If you are tasting with friends, compare impressions before looking at a producer’s description. One person may find pear where another notices apple, and both may be responding to the same family of aromas. The goal is not agreement. It is paying attention.
Taste alongside food, but taste the wine alone first
Sparkling wine is versatile at the table because its acidity and bubbles refresh the palate. Salty foods, fried dishes, seafood, creamy cheeses and many lighter meals can all work well. A dry, high-acid style can cut through rich food, while a sweeter style may soften chilli heat or complement fruit-based desserts.

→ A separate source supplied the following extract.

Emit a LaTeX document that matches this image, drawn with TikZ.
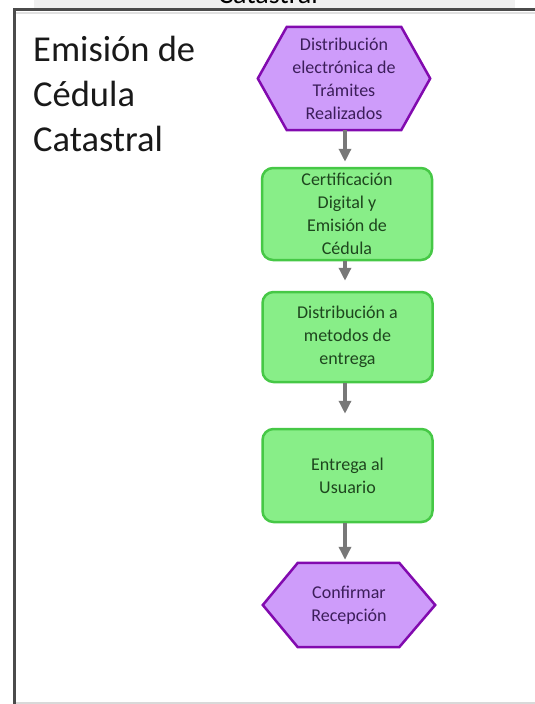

Still, take your first few sips before eating. Food changes perception quickly. Salt can make a wine seem fruitier, sweetness can make a dry wine appear sharper, and spicy dishes can intensify alcohol and bubbles. There is no wrong pairing if you enjoy it, but tasting the wine on its own gives you a clearer baseline.
Make each bottle a useful comparison
The fastest way to develop confidence is to compare two sparkling wines on purpose. Try a fresh Prosecco beside a traditional-method English sparkling wine, Champagne or Cava. Notice which feels fruitier, which has more toast or biscuit character, and which has a creamier mousse. You do not need to buy expensive bottles for this exercise. Difference is more helpful than prestige.
Save a brief note after each tasting: the bottle, the occasion, three sensory details and whether you would choose it again. Over time, patterns become visible. You may find that you consistently prefer bone-dry wines with citrus and chalky freshness, or that richer, brioche-led styles suit your favourite meals. Audio Sommelier can help you turn those moments into guided tastings and a personal record, using the bottles already in your home.
The next time you pour a glass, give yourself permission to notice just one new thing: the texture of the mousse, the fruit after the first sip, or the flavour that stays after the bubbles fade. That small pause is where confidence begins.